[Your task]
Filter the data below for the string "chart" and copy each matching line.

** START Records for this task **

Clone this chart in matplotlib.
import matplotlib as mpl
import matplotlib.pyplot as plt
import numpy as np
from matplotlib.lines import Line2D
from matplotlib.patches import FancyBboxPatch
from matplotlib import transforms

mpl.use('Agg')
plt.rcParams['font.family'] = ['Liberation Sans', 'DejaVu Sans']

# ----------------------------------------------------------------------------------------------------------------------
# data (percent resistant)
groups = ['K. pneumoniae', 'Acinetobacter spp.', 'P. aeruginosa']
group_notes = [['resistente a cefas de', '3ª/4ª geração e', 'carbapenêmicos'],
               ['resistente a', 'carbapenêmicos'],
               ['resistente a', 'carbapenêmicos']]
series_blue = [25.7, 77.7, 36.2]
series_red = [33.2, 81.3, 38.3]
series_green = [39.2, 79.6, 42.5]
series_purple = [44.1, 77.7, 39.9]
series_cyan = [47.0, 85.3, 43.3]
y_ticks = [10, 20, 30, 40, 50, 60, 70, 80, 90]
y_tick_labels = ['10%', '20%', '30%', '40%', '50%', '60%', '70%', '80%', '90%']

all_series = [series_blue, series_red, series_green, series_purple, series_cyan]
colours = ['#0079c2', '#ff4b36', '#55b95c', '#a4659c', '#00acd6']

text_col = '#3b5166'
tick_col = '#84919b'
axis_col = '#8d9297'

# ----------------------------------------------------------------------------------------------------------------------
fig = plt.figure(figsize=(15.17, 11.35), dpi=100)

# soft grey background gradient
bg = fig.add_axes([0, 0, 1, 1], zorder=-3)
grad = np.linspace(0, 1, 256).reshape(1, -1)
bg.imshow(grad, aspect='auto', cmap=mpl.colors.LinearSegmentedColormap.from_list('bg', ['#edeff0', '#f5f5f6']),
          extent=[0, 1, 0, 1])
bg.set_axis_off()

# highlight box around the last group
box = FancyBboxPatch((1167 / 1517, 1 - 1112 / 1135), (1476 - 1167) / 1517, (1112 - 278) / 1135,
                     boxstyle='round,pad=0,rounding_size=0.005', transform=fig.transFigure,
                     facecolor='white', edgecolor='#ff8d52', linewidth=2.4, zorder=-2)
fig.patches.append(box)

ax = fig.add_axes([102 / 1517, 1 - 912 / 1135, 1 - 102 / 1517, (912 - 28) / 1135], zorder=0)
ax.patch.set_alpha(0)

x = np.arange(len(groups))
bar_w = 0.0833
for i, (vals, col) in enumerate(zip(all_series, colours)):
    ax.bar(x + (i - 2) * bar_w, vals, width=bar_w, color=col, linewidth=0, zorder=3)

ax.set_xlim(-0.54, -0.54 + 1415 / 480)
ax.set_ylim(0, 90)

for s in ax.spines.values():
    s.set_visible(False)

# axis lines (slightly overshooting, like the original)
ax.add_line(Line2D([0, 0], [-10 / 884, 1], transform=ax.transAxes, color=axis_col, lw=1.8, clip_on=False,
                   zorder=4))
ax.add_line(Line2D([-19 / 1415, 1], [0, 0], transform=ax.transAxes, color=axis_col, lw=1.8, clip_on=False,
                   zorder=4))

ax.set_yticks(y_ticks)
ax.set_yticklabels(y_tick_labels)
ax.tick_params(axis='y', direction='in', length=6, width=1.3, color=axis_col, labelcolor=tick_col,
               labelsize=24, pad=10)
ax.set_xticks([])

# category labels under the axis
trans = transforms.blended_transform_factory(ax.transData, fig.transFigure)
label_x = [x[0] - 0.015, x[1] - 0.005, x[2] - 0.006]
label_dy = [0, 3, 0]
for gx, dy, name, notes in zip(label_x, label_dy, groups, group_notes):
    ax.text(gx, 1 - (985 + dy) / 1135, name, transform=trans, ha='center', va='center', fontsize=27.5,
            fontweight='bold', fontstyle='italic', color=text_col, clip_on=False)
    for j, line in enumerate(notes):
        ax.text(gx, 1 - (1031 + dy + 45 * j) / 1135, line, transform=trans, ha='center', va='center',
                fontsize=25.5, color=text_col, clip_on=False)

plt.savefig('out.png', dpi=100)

** END Records for this task **
** START Records for this task **

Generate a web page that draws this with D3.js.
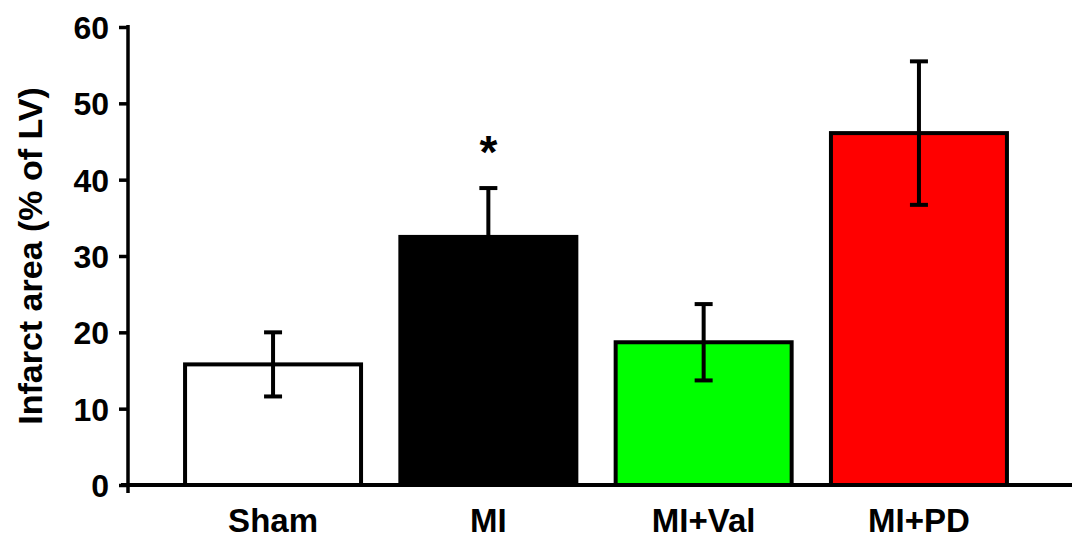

** END Records for this task **

[Solution to the problem]
Clone this chart in matplotlib.

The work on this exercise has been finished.